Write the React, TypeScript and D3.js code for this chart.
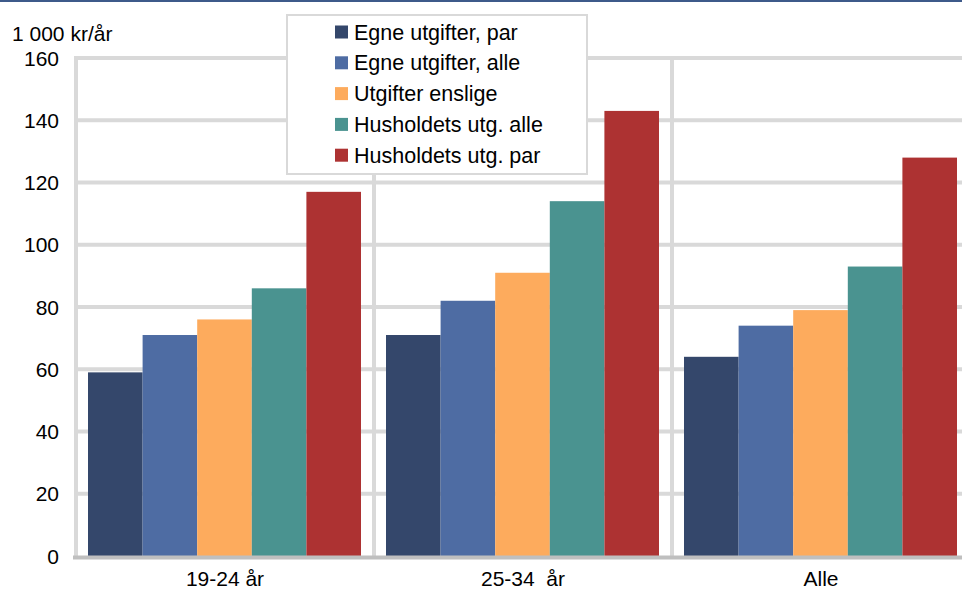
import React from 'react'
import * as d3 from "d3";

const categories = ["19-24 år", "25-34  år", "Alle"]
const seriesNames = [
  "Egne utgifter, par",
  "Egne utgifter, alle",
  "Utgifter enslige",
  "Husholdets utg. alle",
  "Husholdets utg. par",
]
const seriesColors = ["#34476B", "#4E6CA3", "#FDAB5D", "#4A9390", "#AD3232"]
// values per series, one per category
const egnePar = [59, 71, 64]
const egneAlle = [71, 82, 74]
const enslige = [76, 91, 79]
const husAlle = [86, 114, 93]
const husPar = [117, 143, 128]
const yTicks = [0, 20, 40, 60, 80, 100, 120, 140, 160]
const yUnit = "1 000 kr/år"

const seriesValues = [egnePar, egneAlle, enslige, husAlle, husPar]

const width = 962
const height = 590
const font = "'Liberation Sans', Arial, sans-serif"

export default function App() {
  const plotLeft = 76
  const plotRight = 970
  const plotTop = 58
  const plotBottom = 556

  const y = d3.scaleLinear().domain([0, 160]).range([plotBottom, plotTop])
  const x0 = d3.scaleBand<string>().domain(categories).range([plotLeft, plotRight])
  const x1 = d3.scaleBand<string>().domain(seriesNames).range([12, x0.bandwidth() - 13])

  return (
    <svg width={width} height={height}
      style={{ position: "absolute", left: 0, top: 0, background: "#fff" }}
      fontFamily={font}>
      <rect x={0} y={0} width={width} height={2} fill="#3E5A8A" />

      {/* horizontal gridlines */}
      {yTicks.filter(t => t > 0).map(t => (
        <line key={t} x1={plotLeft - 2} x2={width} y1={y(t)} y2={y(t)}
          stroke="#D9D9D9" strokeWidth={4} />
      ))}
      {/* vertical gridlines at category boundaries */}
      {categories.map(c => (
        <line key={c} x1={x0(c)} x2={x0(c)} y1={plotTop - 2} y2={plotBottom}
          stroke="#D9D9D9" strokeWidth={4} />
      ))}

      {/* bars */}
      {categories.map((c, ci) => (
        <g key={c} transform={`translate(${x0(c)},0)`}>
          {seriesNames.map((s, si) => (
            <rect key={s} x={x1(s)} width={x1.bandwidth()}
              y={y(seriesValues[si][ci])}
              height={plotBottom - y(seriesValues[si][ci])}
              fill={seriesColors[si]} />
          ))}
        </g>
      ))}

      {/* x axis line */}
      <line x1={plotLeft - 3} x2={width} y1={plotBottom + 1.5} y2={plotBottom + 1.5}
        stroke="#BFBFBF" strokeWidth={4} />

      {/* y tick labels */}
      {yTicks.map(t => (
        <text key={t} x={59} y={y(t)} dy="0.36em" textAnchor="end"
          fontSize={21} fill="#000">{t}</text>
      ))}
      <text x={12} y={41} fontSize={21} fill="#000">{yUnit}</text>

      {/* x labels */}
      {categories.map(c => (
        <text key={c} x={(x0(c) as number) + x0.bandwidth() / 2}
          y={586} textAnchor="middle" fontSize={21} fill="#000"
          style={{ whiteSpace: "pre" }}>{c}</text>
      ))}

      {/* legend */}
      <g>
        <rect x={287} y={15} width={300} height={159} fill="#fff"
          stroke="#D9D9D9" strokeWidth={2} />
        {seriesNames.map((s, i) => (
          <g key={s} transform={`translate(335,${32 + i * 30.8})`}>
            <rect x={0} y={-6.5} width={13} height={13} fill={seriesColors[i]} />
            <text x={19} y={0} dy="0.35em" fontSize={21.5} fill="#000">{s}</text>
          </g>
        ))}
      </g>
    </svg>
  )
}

___

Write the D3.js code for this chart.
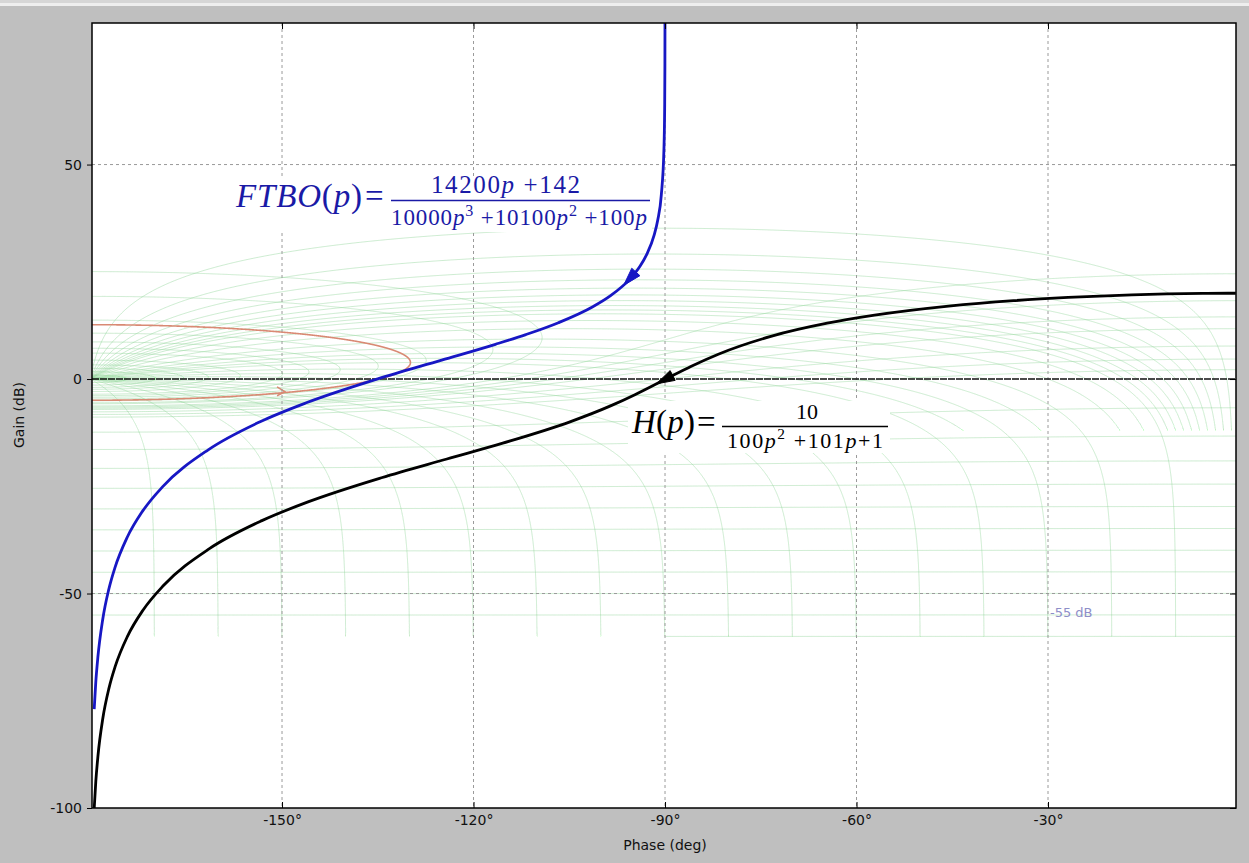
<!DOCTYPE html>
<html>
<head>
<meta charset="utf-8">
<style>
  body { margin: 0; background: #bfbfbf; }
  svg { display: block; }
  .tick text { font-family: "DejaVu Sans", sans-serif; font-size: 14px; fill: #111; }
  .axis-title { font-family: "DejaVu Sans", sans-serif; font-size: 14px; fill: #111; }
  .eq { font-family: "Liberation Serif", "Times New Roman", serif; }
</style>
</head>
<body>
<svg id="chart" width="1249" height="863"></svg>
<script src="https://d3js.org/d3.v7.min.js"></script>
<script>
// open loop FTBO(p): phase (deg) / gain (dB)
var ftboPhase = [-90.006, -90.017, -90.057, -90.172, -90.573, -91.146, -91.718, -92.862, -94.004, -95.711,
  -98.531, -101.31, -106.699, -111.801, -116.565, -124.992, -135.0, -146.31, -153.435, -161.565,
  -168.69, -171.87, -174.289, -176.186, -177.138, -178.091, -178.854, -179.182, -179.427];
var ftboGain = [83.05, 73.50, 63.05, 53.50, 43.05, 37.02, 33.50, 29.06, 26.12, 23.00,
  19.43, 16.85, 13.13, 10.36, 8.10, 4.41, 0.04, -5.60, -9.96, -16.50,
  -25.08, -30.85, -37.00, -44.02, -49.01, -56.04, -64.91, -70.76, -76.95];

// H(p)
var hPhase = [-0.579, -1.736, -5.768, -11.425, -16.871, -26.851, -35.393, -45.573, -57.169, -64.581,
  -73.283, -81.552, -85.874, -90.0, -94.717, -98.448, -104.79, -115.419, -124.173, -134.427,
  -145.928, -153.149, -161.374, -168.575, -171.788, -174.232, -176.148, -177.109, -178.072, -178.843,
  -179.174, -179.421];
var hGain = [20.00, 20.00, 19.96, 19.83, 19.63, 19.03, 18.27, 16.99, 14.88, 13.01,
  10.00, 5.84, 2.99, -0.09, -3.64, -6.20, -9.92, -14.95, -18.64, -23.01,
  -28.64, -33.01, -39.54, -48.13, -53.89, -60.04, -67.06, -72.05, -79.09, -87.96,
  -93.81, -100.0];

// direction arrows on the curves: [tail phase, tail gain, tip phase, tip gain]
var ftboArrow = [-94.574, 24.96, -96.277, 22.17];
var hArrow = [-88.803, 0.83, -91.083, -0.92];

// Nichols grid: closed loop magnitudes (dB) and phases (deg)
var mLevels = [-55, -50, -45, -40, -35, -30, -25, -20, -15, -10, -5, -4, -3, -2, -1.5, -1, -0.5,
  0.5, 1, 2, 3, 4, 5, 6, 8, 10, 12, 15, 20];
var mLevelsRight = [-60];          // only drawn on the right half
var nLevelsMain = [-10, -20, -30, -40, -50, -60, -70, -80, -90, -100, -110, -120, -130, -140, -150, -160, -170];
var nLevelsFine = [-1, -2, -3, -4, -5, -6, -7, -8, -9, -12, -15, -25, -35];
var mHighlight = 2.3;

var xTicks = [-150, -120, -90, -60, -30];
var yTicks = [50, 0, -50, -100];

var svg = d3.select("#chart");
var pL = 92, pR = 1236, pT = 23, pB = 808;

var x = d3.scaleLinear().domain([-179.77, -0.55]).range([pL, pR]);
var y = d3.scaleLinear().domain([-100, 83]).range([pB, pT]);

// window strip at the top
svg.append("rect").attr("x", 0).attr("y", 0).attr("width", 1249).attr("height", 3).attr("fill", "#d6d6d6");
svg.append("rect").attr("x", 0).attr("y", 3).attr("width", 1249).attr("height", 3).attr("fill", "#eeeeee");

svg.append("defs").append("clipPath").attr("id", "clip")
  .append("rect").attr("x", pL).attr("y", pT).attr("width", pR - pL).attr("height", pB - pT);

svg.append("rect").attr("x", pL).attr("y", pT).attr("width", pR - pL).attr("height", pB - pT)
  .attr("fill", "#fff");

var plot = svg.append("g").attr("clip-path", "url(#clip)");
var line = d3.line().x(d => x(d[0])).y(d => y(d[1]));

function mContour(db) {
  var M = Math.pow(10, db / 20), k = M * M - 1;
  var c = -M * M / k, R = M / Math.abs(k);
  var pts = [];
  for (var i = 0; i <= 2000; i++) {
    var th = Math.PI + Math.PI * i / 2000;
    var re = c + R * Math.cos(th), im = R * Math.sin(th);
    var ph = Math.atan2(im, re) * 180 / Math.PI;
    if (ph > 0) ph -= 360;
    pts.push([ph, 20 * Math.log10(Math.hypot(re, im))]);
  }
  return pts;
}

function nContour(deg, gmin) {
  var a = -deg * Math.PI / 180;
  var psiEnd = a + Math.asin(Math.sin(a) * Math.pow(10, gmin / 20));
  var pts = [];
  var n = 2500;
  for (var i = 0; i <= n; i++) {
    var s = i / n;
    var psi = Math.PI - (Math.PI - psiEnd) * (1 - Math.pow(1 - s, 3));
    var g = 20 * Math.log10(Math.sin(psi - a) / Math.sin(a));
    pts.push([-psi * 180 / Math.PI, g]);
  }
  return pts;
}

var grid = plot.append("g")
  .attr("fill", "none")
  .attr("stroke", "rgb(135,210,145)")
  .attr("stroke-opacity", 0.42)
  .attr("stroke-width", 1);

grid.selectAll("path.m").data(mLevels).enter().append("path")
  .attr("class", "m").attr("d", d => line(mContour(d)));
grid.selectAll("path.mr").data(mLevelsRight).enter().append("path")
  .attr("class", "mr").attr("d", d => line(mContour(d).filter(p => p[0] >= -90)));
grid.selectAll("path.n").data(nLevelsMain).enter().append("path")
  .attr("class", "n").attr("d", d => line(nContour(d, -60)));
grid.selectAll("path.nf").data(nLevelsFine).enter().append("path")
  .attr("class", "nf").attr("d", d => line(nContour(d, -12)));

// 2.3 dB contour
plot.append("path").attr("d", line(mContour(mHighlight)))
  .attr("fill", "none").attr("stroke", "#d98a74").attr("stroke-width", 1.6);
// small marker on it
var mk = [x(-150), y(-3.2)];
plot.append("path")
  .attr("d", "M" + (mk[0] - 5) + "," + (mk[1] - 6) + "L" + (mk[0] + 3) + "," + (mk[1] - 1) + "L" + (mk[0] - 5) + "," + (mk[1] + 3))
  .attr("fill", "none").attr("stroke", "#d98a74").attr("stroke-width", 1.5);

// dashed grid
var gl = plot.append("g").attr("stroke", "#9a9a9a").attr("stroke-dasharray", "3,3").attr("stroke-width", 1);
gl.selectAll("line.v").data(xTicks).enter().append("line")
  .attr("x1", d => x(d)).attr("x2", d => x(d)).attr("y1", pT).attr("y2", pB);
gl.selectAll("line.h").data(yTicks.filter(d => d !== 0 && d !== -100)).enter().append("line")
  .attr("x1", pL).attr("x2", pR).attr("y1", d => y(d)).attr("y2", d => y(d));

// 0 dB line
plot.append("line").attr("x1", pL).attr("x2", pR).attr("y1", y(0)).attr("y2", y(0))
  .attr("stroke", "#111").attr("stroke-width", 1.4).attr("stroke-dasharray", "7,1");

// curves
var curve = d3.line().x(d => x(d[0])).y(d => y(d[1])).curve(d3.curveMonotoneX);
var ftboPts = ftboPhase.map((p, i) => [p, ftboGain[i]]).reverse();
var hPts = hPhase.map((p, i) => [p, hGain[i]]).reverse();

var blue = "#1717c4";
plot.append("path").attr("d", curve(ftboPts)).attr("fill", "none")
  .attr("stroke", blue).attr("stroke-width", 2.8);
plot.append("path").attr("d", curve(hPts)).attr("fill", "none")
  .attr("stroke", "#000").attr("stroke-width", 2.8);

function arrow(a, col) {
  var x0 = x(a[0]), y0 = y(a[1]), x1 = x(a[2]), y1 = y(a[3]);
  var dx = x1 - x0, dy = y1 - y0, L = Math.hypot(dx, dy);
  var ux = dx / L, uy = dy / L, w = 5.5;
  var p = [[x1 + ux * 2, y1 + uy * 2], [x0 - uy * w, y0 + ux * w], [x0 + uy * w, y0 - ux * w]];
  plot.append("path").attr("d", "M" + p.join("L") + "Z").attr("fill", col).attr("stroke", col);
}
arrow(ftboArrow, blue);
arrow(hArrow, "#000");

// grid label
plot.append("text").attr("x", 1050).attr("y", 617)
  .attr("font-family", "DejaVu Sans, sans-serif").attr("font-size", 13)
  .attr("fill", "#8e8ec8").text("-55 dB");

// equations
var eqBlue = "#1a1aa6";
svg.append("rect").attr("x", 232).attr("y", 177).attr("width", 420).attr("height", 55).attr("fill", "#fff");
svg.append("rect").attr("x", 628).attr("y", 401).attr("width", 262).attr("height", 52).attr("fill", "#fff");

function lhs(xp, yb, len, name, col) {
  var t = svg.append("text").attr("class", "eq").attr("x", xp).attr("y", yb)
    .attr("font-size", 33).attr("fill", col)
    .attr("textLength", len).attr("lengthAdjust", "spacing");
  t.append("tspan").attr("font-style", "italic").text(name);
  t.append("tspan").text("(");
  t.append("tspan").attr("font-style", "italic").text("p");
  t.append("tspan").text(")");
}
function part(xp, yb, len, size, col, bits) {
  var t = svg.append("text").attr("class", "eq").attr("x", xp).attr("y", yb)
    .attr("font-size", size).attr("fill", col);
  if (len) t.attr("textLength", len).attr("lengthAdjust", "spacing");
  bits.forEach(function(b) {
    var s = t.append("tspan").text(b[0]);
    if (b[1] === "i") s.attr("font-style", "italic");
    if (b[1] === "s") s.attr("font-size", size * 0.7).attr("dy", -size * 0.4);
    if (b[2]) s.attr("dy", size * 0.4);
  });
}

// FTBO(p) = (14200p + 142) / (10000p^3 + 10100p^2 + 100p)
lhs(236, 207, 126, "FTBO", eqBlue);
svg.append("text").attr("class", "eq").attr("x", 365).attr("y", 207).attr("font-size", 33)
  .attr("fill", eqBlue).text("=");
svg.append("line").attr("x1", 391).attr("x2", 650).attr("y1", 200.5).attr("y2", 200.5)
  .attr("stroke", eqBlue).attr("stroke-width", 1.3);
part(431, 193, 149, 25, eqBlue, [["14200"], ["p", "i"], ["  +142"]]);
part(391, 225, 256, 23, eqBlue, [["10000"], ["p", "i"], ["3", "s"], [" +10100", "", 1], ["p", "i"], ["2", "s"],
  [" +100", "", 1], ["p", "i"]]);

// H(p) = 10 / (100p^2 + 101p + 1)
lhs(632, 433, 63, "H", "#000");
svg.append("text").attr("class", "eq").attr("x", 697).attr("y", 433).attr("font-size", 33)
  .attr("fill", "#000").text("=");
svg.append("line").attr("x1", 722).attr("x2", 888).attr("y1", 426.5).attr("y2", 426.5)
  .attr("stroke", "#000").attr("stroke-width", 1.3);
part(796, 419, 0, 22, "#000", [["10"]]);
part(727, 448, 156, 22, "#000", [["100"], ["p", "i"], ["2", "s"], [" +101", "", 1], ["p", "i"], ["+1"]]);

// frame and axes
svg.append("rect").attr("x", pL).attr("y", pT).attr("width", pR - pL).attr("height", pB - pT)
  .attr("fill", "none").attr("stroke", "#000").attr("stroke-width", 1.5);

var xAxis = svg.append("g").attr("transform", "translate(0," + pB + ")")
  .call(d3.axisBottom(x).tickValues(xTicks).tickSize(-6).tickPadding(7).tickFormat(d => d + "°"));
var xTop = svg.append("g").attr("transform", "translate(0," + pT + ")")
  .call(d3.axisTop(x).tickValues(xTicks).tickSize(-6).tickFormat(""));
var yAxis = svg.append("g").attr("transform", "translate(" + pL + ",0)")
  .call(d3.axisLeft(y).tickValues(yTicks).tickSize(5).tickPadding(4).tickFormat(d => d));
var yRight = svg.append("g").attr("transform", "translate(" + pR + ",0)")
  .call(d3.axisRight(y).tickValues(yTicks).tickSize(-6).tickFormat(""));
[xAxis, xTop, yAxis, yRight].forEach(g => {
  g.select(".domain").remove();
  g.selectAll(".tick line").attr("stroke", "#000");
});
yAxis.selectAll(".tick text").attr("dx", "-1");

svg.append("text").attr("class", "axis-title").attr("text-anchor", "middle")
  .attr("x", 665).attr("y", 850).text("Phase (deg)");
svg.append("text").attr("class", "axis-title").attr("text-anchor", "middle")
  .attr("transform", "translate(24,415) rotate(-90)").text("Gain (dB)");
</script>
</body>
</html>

___

Reproduce, word for word, only the lines in the records above from the line with "Write the React, TypeScript" through the line with "import * as", including both ends; omit the pictures.

• FINAL RESULT
Write the React, TypeScript and D3.js code for this chart.
import React from 'react'
import * as d3 from "d3";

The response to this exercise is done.